After landfall in the Caribbean, the boat continued north toward Chesapeake Bay. There was little fanfare aside from complimentary onlookers asking about the boat. Just another passage, another movement forward. That, in many ways, is what Sine Finis represents for Jonville—not an arrival, but rather a way of continuing. A vessel not just for going places, but for becoming someone new along the way as well.
“This October, I’ll have Sine Finis at the Annapolis boat show. After that, I don’t know where we’ll go next,” Jonville says, standing at the stern as Sine Finis edges north along the US East Coast. “The list is long.”
A return to San Diego is all but certain—his adopted hometown, a natural waypoint and homecoming after the Atlantic chapters. And there’s talk of sailing north to the Pacific Northwest, a region that calls to him with its wild coastline and quiet anchorages.
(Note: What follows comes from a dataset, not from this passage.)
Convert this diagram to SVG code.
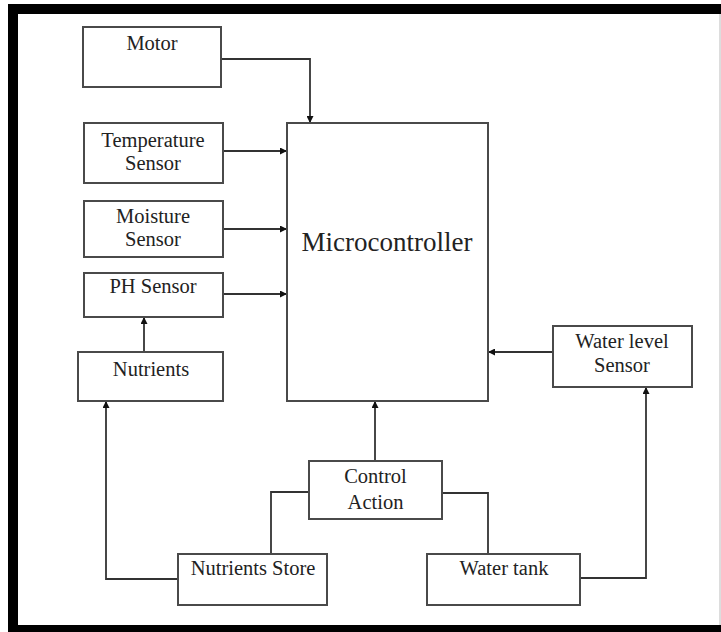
<svg xmlns="http://www.w3.org/2000/svg" width="721" height="632" viewBox="0 0 721 632">
<style>
.box{fill:#fff;stroke:#4a4a4a;stroke-width:2}
.t{font-family:"Liberation Serif","Times New Roman",serif;font-size:20.5px;fill:#222;text-anchor:middle}
.big{font-size:27px}
.c{fill:none;stroke:#333;stroke-width:1.8}
</style>
<defs>
<marker id="ah" viewBox="0 0 10 10" refX="10" refY="5" markerWidth="7" markerHeight="7" markerUnits="userSpaceOnUse" orient="auto">
<path d="M0,0 L10,5 L0,10 z" fill="#111"/>
</marker>
</defs>
<rect x="0" y="0" width="721" height="632" fill="#fff"/>
<g id="frame">
<rect x="8" y="4" width="713" height="10" fill="#000"/>
<rect x="8" y="4" width="10" height="628" fill="#000"/>
<rect x="8" y="625" width="713" height="7" fill="#000"/>
<line x1="720" y1="14" x2="720" y2="625" stroke="#bbb" stroke-width="1"/>
</g>
<g id="connectors">
<path class="c" d="M221,59 H310 V123" marker-end="url(#ah)"/>
<path class="c" d="M223,151 H287" marker-end="url(#ah)"/>
<path class="c" d="M223,229 H287" marker-end="url(#ah)"/>
<path class="c" d="M223,294 H287" marker-end="url(#ah)"/>
<path class="c" d="M144,352 V317" marker-end="url(#ah)"/>
<path class="c" d="M178,579 H106 V401" marker-end="url(#ah)"/>
<path class="c" d="M375,461 V401" marker-end="url(#ah)"/>
<path class="c" d="M309,492 H271 V554"/>
<path class="c" d="M442,493 H488 V554"/>
<path class="c" d="M580,578 H646 V387" marker-end="url(#ah)"/>
<path class="c" d="M553,352 H488" marker-end="url(#ah)"/>
</g>
<g id="motor"><rect class="box" x="83" y="27" width="138" height="60"/><text class="t" x="152" y="50">Motor</text></g>
<g id="temperature"><rect class="box" x="84" y="123" width="139" height="60"/><text class="t" x="153" y="147">Temperature</text><text class="t" x="153" y="170">Sensor</text></g>
<g id="moisture"><rect class="box" x="84" y="201" width="139" height="56"/><text class="t" x="153" y="223">Moisture</text><text class="t" x="153" y="246">Sensor</text></g>
<g id="ph"><rect class="box" x="84" y="273" width="139" height="44"/><text class="t" x="153" y="293">PH Sensor</text></g>
<g id="nutrients"><rect class="box" x="78" y="352" width="145" height="49"/><text class="t" x="151" y="376">Nutrients</text></g>
<g id="microcontroller"><rect class="box" x="287" y="123" width="201" height="278"/><text class="t big" x="387" y="251">Microcontroller</text></g>
<g id="waterlevel"><rect class="box" x="553" y="326" width="139" height="61"/><text class="t" x="622" y="348">Water level</text><text class="t" x="622" y="372">Sensor</text></g>
<g id="control"><rect class="box" x="309" y="461" width="133" height="58"/><text class="t" x="375.5" y="483">Control</text><text class="t" x="375.5" y="509">Action</text></g>
<g id="nutrientsstore"><rect class="box" x="178" y="554" width="149" height="51"/><text class="t" x="253" y="575">Nutrients Store</text></g>
<g id="watertank"><rect class="box" x="427" y="554" width="153" height="51"/><text class="t" x="504" y="575">Water tank</text></g>
</svg>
But there’s no timetable. No fixed itinerary. Not anymore.
He’s not chasing latitudes or counting countries. He’s chasing something more elusive: feelings. The right breeze. The right harbor. The right morning light filtering through the companionway as the kettle whistles and the boat rocks gently at anchor.
Still, that old idea, the one that started it all, hasn’t entirely disappeared. The dream of a circumnavigation lingers in the background, unhurried but unforgotten.
“It’s still there,” Jonville says. “It might not look like I imagined when I was younger, and that’s OK. We’ll take it one leg at a time. If it happens, it happens.”
In the meantime, Sine Finis is already doing what it was built to do: crossing oceans, making landfalls, bringing people together. Each passage unlocks something new for Jonville—on the chart and inside the sailor himself. It’s apparent when he stands at the helm. That quiet reverence. That calm curiosity. The same posture he carried that day in Cannes, when the boat was barely moving but somehow telling us everything we needed to know.
For a sailor raised in the space between tradition and ambition, Sine Finis is the right boat at just the right time.